В общем, после такого вечера другому — строгий постельный режим. А этот на следующее утро точно в девять — снова за письменным столом. И не важно, что мокрое полотенце вокруг головы: губы упрямо стиснуты, и перо уверенно скользит по бумаге.
Глаза Бабеля восхищенно блестели.
— Что за человечище! Богатырь! Но при огромном уме и таланте — детская наивность и обидчивость. Мне пришлось как-то в Ленинграде с этой чертой Алексея Николаевича столкнуться. Крепко запомнилось. Хотите, расскажу?
…В 1938–1939 годах Бабель довольно долго жил в Киеве, сначала в гостинице «Континенталь», потом у Александра Довженко. Вечерами он бывал свободен, и мы то бродили по городу, то сидели в скромном кафе. Он сказал, что работает над сценарием по роману Николая Островского — «Как закалялась сталь» и что работа движется рывками: в одно утро — неожиданно быстро, в другое — мучительно медленно. Я познакомил его с Максимом Рыльским, и он с первой же встречи потянулся к этому человеку. Как-то позже он говорил:
— В Максиме Фадеевиче мне нравится его проницательность. Он легко разгадывает людей. Разгадывает, но не показывает этого. Человек постепенно раскрывается перед ним, но Рыльский уже знает его «тайны». Он добр и корректен и пишет без малейшего насилия над собой: у него есть чудесное, счастливое качество — постоянная потребность творчества. Я это заметил при нашем разговоре: он взвешивает мысли, сортирует слова, аккумулирует впечатления. И это, конечно, творческий процесс, и у Рыльского он непрерывен.

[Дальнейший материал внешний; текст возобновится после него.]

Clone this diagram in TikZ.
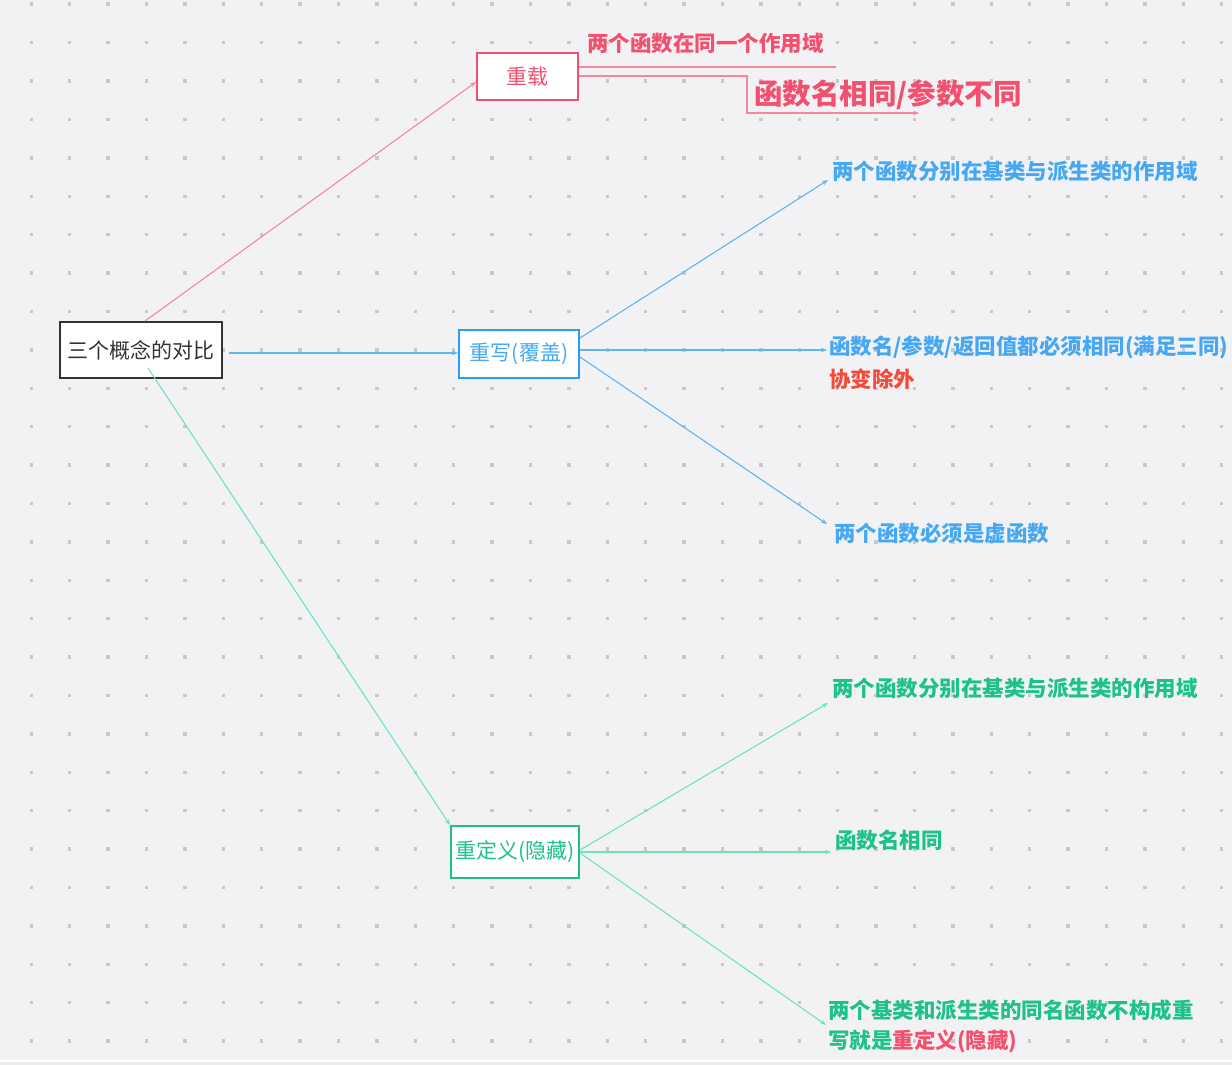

— Тут у вас есть кое-что общее, — заметил я. — Вы тоже все время присматриваетесь, прислушиваетесь, расспрашиваете. Скажу вам откровенно: сколько я помню себя на свете, не было, чтобы кто-то другой, кроме вас, так интересовался моей скромной жизнью, любыми ее подробностями. Что вам эти расспросы дают, быть может, у вас это привычка?